▶ [Collected data]
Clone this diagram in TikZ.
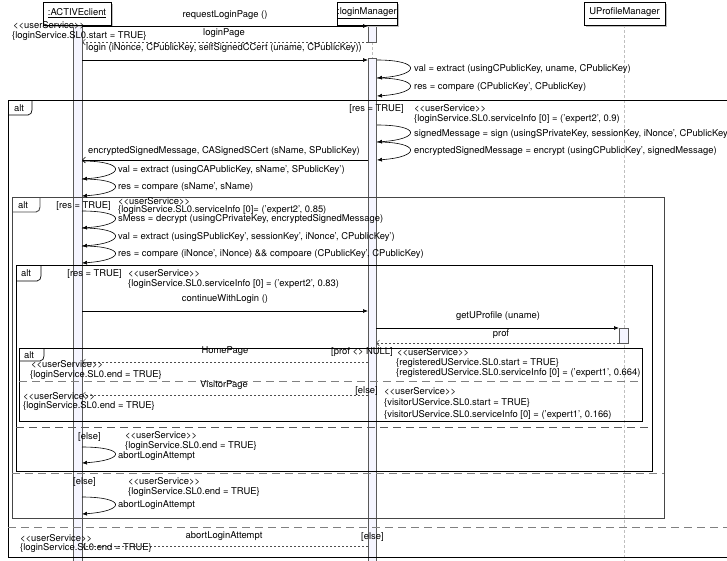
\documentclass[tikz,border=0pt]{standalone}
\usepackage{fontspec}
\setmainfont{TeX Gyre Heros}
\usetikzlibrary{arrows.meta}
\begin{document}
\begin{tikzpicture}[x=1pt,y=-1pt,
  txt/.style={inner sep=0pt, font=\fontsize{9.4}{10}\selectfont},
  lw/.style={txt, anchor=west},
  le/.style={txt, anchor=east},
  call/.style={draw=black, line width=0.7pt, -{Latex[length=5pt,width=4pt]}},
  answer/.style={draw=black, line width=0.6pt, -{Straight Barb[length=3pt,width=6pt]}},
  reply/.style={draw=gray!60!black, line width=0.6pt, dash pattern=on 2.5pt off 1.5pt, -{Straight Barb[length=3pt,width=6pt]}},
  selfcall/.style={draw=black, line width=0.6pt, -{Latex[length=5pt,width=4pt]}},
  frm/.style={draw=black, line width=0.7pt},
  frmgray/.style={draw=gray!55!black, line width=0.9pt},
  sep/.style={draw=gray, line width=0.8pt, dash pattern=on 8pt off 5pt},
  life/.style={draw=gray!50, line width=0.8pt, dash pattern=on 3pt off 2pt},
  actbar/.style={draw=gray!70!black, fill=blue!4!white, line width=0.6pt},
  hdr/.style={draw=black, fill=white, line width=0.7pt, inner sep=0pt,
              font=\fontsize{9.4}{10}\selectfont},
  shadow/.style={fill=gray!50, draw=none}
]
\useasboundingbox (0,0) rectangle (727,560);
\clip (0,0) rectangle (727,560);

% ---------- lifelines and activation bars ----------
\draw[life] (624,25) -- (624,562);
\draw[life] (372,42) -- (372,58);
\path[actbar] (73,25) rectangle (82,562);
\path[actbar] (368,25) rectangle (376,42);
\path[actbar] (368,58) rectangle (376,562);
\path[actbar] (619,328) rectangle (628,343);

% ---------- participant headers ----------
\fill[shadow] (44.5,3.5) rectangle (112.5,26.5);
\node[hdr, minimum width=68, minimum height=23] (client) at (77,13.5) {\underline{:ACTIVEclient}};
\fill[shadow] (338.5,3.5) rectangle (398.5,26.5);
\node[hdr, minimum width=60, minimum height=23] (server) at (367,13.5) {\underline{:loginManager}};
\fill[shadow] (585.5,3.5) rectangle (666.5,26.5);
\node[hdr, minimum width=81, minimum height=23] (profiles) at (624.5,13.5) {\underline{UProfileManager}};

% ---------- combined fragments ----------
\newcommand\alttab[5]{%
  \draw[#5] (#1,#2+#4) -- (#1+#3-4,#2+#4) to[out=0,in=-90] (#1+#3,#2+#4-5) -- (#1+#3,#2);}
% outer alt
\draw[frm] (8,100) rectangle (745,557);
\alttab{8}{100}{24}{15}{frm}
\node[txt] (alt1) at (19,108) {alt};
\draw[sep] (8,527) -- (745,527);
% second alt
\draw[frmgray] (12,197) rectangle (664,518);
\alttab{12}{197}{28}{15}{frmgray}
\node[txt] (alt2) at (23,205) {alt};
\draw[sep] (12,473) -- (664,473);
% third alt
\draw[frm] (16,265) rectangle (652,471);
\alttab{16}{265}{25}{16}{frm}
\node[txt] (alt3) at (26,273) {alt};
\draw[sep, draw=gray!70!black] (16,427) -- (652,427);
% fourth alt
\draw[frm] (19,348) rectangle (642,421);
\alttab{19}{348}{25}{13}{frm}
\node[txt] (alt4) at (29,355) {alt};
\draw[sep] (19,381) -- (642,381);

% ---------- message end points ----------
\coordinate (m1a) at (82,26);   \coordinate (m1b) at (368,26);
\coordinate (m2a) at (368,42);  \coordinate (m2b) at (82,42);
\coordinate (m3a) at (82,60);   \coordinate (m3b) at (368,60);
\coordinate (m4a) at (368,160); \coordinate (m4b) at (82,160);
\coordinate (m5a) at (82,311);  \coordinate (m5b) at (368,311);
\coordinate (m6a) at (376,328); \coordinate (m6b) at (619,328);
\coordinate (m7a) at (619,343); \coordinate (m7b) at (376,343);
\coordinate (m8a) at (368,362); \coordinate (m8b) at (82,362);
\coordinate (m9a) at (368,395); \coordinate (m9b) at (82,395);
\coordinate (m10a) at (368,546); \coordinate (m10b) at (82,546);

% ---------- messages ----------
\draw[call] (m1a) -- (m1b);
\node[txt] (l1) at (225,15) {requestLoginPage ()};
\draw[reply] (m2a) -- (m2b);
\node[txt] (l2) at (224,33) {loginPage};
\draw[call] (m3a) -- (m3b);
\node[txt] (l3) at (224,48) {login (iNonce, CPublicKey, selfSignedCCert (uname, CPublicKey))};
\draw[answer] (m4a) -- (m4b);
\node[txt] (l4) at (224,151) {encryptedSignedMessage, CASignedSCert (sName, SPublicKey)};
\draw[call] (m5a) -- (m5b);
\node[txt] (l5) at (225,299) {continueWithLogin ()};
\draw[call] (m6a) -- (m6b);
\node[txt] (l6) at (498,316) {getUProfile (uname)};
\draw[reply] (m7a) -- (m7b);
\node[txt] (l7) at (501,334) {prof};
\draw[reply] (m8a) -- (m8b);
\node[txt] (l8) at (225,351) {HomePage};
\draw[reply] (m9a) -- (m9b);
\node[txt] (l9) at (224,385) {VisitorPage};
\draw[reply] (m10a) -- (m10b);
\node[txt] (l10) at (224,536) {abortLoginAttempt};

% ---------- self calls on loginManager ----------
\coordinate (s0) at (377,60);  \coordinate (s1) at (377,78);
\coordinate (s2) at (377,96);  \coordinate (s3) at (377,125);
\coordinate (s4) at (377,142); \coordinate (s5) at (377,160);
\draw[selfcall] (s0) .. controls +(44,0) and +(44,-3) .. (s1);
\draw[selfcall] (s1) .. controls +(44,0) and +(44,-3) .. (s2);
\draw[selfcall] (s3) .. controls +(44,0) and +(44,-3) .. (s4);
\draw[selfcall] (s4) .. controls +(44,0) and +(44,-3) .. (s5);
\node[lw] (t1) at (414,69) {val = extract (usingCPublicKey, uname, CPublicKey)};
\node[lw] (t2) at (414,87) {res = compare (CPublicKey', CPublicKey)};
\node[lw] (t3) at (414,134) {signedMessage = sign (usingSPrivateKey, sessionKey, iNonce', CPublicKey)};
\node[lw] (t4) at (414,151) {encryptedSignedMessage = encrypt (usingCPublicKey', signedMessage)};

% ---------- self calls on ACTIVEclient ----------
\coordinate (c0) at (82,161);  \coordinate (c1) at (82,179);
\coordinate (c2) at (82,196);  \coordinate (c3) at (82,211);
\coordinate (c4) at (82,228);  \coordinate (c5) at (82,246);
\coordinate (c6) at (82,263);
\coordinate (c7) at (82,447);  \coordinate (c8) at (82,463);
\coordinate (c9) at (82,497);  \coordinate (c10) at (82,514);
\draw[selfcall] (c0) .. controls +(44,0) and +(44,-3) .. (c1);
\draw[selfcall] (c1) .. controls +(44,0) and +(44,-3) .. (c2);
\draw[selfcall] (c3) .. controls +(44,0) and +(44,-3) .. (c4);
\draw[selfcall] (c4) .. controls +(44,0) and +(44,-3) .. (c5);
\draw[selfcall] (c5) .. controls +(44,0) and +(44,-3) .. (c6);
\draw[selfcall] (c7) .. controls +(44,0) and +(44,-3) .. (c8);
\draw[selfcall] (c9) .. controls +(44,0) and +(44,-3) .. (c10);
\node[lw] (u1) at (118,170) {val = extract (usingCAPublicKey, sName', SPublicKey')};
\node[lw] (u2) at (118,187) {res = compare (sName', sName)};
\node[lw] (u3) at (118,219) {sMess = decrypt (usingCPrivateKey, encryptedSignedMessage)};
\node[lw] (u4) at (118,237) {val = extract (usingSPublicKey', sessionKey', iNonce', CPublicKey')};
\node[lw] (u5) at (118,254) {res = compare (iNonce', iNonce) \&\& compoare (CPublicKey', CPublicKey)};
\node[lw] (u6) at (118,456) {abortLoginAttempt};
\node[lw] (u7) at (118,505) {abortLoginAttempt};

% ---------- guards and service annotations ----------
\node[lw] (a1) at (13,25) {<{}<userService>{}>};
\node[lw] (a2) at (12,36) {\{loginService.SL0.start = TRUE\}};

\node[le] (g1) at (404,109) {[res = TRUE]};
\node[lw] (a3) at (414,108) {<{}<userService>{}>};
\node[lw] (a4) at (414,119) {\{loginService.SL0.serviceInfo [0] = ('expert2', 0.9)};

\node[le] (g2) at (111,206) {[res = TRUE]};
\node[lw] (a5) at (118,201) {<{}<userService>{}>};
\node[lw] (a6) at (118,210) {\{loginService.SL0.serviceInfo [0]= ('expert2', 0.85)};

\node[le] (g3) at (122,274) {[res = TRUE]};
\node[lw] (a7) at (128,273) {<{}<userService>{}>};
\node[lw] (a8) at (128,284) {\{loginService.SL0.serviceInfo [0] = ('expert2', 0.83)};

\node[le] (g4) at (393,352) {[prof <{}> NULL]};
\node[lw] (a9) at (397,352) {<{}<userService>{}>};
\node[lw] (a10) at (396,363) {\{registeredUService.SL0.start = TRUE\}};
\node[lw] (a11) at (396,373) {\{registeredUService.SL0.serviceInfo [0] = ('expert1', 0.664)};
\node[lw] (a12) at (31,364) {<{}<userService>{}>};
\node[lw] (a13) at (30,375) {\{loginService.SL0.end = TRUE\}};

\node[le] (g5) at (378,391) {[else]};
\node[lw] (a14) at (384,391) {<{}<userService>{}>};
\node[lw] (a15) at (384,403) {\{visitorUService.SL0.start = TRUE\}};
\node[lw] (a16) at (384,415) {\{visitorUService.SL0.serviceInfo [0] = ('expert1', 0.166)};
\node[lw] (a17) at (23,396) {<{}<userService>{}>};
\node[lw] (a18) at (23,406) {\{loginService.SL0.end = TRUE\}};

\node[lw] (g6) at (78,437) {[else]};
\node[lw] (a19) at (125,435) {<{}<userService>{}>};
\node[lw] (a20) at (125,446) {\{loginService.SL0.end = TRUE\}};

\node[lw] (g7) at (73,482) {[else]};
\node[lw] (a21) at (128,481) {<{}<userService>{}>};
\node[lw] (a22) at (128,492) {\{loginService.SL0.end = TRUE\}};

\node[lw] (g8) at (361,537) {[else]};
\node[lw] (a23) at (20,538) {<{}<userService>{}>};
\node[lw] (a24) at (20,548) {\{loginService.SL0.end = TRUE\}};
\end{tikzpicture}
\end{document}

▶ [Instruction] Please take the lines from the beginning of the data above through the line holding "(619,328) rectangle (628,343);" and transcribe them exactly, without any pictures.

▶ [Result of the task]
Clone this diagram in TikZ.
\documentclass[tikz,border=0pt]{standalone}
\usepackage{fontspec}
\setmainfont{TeX Gyre Heros}
\usetikzlibrary{arrows.meta}
\begin{document}
\begin{tikzpicture}[x=1pt,y=-1pt,
  txt/.style={inner sep=0pt, font=\fontsize{9.4}{10}\selectfont},
  lw/.style={txt, anchor=west},
  le/.style={txt, anchor=east},
  call/.style={draw=black, line width=0.7pt, -{Latex[length=5pt,width=4pt]}},
  answer/.style={draw=black, line width=0.6pt, -{Straight Barb[length=3pt,width=6pt]}},
  reply/.style={draw=gray!60!black, line width=0.6pt, dash pattern=on 2.5pt off 1.5pt, -{Straight Barb[length=3pt,width=6pt]}},
  selfcall/.style={draw=black, line width=0.6pt, -{Latex[length=5pt,width=4pt]}},
  frm/.style={draw=black, line width=0.7pt},
  frmgray/.style={draw=gray!55!black, line width=0.9pt},
  sep/.style={draw=gray, line width=0.8pt, dash pattern=on 8pt off 5pt},
  life/.style={draw=gray!50, line width=0.8pt, dash pattern=on 3pt off 2pt},
  actbar/.style={draw=gray!70!black, fill=blue!4!white, line width=0.6pt},
  hdr/.style={draw=black, fill=white, line width=0.7pt, inner sep=0pt,
              font=\fontsize{9.4}{10}\selectfont},
  shadow/.style={fill=gray!50, draw=none}
]
\useasboundingbox (0,0) rectangle (727,560);
\clip (0,0) rectangle (727,560);

% ---------- lifelines and activation bars ----------
\draw[life] (624,25) -- (624,562);
\draw[life] (372,42) -- (372,58);
\path[actbar] (73,25) rectangle (82,562);
\path[actbar] (368,25) rectangle (376,42);
\path[actbar] (368,58) rectangle (376,562);
\path[actbar] (619,328) rectangle (628,343);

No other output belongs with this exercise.